There will be disagreements, claims will be lodged and eventually a set of precedents will be made about what counts as a change and what doesn’t. Unless there has been a big change in developer’s business plans this will then become the new normal. They will use the precedent to turn the drip into a flood. That’s not a criticism of developers- they are acting rationally. It is a criticism of the proposed system. It gives them an inch of wiggle room and expects they won’t take a mile. As with my previous post, I confidently predict we’ll be back in the same situation with viability and affordable housing within a few years.

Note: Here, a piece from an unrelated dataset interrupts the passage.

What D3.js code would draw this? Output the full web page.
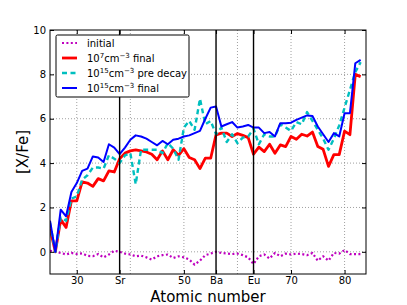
<!DOCTYPE html>
<html>
<head>
<meta charset="utf-8">
<script src="https://cdn.jsdelivr.net/npm/d3@7"></script>
<style>
  html, body { margin: 0; padding: 0; background: #fff; }
  svg { display: block; font-family: "DejaVu Sans", sans-serif; }
</style>
</head>
<body>
<svg id="chart" width="407" height="305"></svg>
<script>
// Atomic numbers Z = 25 .. 83
const atomicNumbers = d3.range(25, 84);

const initial = [0.05, 0, -0.05, -0.12, -0.05, -0.1, -0.07, -0.18, -0.2, -0.1,
  -0.25, -0.12, 0.05, 0, -0.08, -0.12, -0.2, -0.17, -0.25, -0.35,
  -0.2, -0.15, -0.12, -0.28, -0.2, -0.25, -0.35, -0.58, -0.4, -0.15,
  -0.08, 0.0, -0.05, -0.08, -0.1, -0.08, -0.15, -0.25, -0.55, -0.2,
  -0.12, -0.3, -0.05, -0.2, -0.08, -0.12, -0.08, -0.1, -0.15, -0.05,
  -0.4, -0.2, -0.4, -0.05, -0.08, 0.08, -0.1, -0.1, -0.1];

const final7 = [1.05, 0, 1.45, 1.1, 2.3, 2.3, 3.15, 3.1, 2.95, 3.3,
  3.2, 3.65, 3.6, 4.2, 4.45, 4.55, 4.6, 4.55, 4.5, 4.4,
  4.15, 4.55, 4.15, 4.6, 4.35, 4.65, 4.25, 4.15, 3.75, 4.22,
  4.22, 5.27, 5.35, 5.35, 5.2, 5.33, 5.25, 5.15, 4.4, 4.72,
  4.52, 4.85, 4.44, 4.82, 4.74, 5.2, 5.07, 5.3, 5.22, 5.4,
  4.75, 4.62, 3.85, 4.38, 4.38, 5.44, 5.28, 8.0, 7.9];

const preDecay15 = [1.3, 0, 1.55, 1.4, 2.4, 2.5, 3.25, 3.45, 3.8, 3.8,
  3.75, 4.35, 4.2, 4.0, 4.35, 4.45, 3.05, 4.6, 4.6, 4.6,
  4.6, 4.45, 4.9, 4.65, 4.15, 5.6, 5.9, 5.5, 6.9, 5.75,
  5.9, 5.3, 5.6, 4.95, 5.3, 4.9, 5.15, 5.2, 5.55, 4.85,
  5.3, 5.2, 5.2, 5.75, 5.6, 5.45, 5.85, 5.75, 6.3, 5.9,
  5.5, 5.1, 4.6, 5.1, 5.7, 6.5, 7.3, 8.1, 8.55];

const final15 = [1.4, 0, 1.9, 1.6, 2.7, 3.1, 3.65, 3.75, 4.3, 4.25,
  4.05, 4.85, 4.7, 4.4, 4.7, 5.05, 5.25, 5.2, 5.1, 4.95,
  4.8, 5.0, 4.85, 5.05, 5.1, 5.2, 5.25, 5.35, 5.45, 6.0,
  6.5, 6.55, 5.65, 5.75, 5.85, 5.6, 5.65, 5.72, 5.6, 5.6,
  5.35, 5.4, 5.2, 5.8, 5.8, 5.82, 5.95, 6.05, 6.15, 6.12,
  5.65, 5.3, 4.95, 5.35, 5.2, 6.25, 6.25, 8.5, 8.65];

const xTickValues = [30, 38, 50, 56, 63, 70, 80];
const xTickLabels = ["30", "Sr", "50", "Ba", "Eu", "70", "80"];
const xGridValues = [30, 40, 50, 60, 70, 80];
const markerElements = [38, 56, 63];
const yTickValues = [0, 2, 4, 6, 8, 10];

const svg = d3.select("#chart");
const L = 50, R = 366, T = 30, B = 274;
const x = d3.scaleLinear().domain([25, 84]).range([L, R]);
const y = d3.scaleLinear().domain([-1, 10]).range([B, T]);

// grid
const grid = svg.append("g");
grid.selectAll("line.gx").data(xGridValues).join("line")
  .attr("x1", d => x(d)).attr("x2", d => x(d)).attr("y1", T).attr("y2", B)
  .attr("stroke", "#888").attr("stroke-width", 0.8).attr("stroke-dasharray", "1,2");
grid.selectAll("line.gy").data(yTickValues.filter(v => v < 10)).join("line")
  .attr("x1", L).attr("x2", R).attr("y1", d => y(d)).attr("y2", d => y(d))
  .attr("stroke", "#888").attr("stroke-width", 0.8).attr("stroke-dasharray", "1,2");

// series
const series = [
  { name: "initial", values: initial, color: "#bf00bf", width: 2.2, dash: "2,2.4" },
  { name: "r7", values: final7, color: "#ff0000", width: 2.8, dash: null },
  { name: "c15", values: preDecay15, color: "#00bfbf", width: 2.4, dash: "5,3.5" },
  { name: "b15", values: final15, color: "#0000ff", width: 2, dash: null }
];
const line = d3.line().x((d, i) => x(atomicNumbers[i])).y(d => y(d));
const plot = svg.append("g");
plot.append("clipPath").attr("id", "clip").append("rect")
  .attr("x", L).attr("y", T).attr("width", R - L).attr("height", B - T);
series.forEach(s => {
  plot.append("path").datum(s.values)
    .attr("d", line)
    .attr("fill", "none")
    .attr("stroke", s.color)
    .attr("stroke-width", s.width)
    .attr("stroke-dasharray", s.dash)
    .attr("stroke-linejoin", "round")
    .attr("clip-path", "url(#clip)");
});

// element marker lines
svg.append("g").selectAll("line").data(markerElements).join("line")
  .attr("x1", d => x(d)).attr("x2", d => x(d)).attr("y1", T).attr("y2", B)
  .attr("stroke", "#000").attr("stroke-width", 1.4);

// frame
svg.append("rect").attr("x", L).attr("y", T).attr("width", R - L).attr("height", B - T)
  .attr("fill", "none").attr("stroke", "#000").attr("stroke-width", 1);

// axes (ticks inward)
const xAxisB = d3.axisBottom(x).tickValues(xTickValues)
  .tickFormat((d, i) => xTickLabels[i]).tickSizeInner(-4).tickSizeOuter(0).tickPadding(3);
const gxb = svg.append("g").attr("transform", `translate(0,${B})`).call(xAxisB);
const xAxisT = d3.axisTop(x).tickValues(xTickValues).tickFormat("").tickSizeInner(-4).tickSizeOuter(0);
const gxt = svg.append("g").attr("transform", `translate(0,${T})`).call(xAxisT);
const yAxisL = d3.axisLeft(y).tickValues(yTickValues).tickSizeInner(-4).tickSizeOuter(0).tickPadding(4);
const gyl = svg.append("g").attr("transform", `translate(${L},0)`).call(yAxisL);
const yAxisR = d3.axisRight(y).tickValues(yTickValues).tickFormat("").tickSizeInner(-4).tickSizeOuter(0);
const gyr = svg.append("g").attr("transform", `translate(${R},0)`).call(yAxisR);
[gxb, gxt, gyl, gyr].forEach(g => {
  g.select(".domain").remove();
  g.selectAll("text").attr("font-family", "DejaVu Sans").attr("font-size", 10).attr("fill", "#000");
  g.selectAll("line").attr("stroke", "#000");
});

// axis labels
svg.append("text").attr("x", (L + R) / 2).attr("y", 302)
  .attr("text-anchor", "middle").attr("font-size", 15).text("Atomic number");
svg.append("text").attr("transform", `translate(28,${(T + B) / 2}) rotate(-90)`)
  .attr("text-anchor", "middle").attr("font-size", 15).text("[X/Fe]");

// legend
const lg = svg.append("g");
lg.append("rect").attr("x", 56).attr("y", 35).attr("width", 133).attr("height", 62)
  .attr("rx", 1.5).attr("fill", "#fff").attr("stroke", "#000").attr("stroke-width", 1);
const legendLabels = [
  [["initial", null]],
  [["10", null], ["7", "sup"], ["cm", null], ["−3", "sup"], [" final", null]],
  [["10", null], ["15", "sup"], ["cm", null], ["−3", "sup"], [" pre decay", null]],
  [["10", null], ["15", "sup"], ["cm", null], ["−3", "sup"], [" final", null]]
];
series.forEach((s, i) => {
  const yy = 43 + i * 15;
  lg.append("line").attr("x1", 62).attr("x2", 77).attr("y1", yy).attr("y2", yy)
    .attr("stroke", s.color).attr("stroke-width", s.width).attr("stroke-dasharray", s.dash);
  const t = lg.append("text").attr("x", 87).attr("y", yy + 3.5).attr("font-size", 10);
  let raised = false;
  legendLabels[i].forEach(([txt, kind]) => {
    const ts = t.append("tspan").text(txt);
    if (kind === "sup") { ts.attr("font-size", 7).attr("dy", raised ? 0 : -4); raised = true; }
    else { ts.attr("dy", raised ? 4 : 0); raised = false; }
  });
});
</script>
</body>
</html>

BUT! The government have added a backstop- with a not very discreet threat for a system where “contributions to affordable housing and infrastructure to be set nationally, and to be non-negotiable”. Given my previous comments you’ll not be surprised that I like the second part of that. I would much prefer a system where the connection between overall viability, developer’s expectations of tidy profits and affordable housing is broken. I don’t see why it would make sense for this to be set nationally, when practically everything else in local plan making is, um, local. Neither Theresa May or Sajid Javid mentioned it in detail in their speeches, so I think this was only planned for certain eyes only. It’s a threat to developers of what could happen if the system doesn’t work and in my opinion a pretty idle one, much like the threat to end help to buy.

The proposals I sketched out in my previous post would be stronger than those being threatened by government and they should feel free to use them if they would like. But given I don’t think they have much intention to actually do this I won’t hold my breath.

So we have been promised another revolution only to see some generally positive but not exactly world-shattering reforms. Before too long we have to ask ourselves why this is? Do ministers over-sell proposals that they know are milquetoast? Are they convinced that one more set of changes will push the housebuilders over the edge to become the sort of civil minded operators the government want them to be? Are they making comments based on what they hope newspapers will report rather than what will actually make a difference?

The key issue, in a way, is that government is stuck. Changes since the late 1970s mean that the major housebuilders are the only people who can deliver at scale. The government seems willing to pay lip service to other forms of building, but know that these can only take off with either significant government investment, underwriting loans and subsidy (for small builders, community housing, housing associations, etc) or local government debt (for council housing).

Another option would be development corporations, often used for new towns but theoretically usable anywhere. This would involve local authorities, builders, landowners and trades coming together to create new homes. The corporation could be structured to prevent perverse incentives (including a risk of chummy contract-giving between the partners) and provide incentives for actual building. The builders wouldn’t like this as it threatens their ownership of large parts of the process, but it is something more akin to a revolution than some (admittedly positive) tinkering with viability.

The government are right that there is no silver bullet to ending the housing affordability crisis, but I do wish they would put away the rubber ones.

As a final note, is it worth remembering that the government has consistently said that the first report from the Letwin review will be coming with the Spring Statement next week. This wasn’t mentioned in either speech (Sajid Javid referred to the publication of the full report at the (Autumn) Budget), so I will be very interested to know whether something will be released and what it says.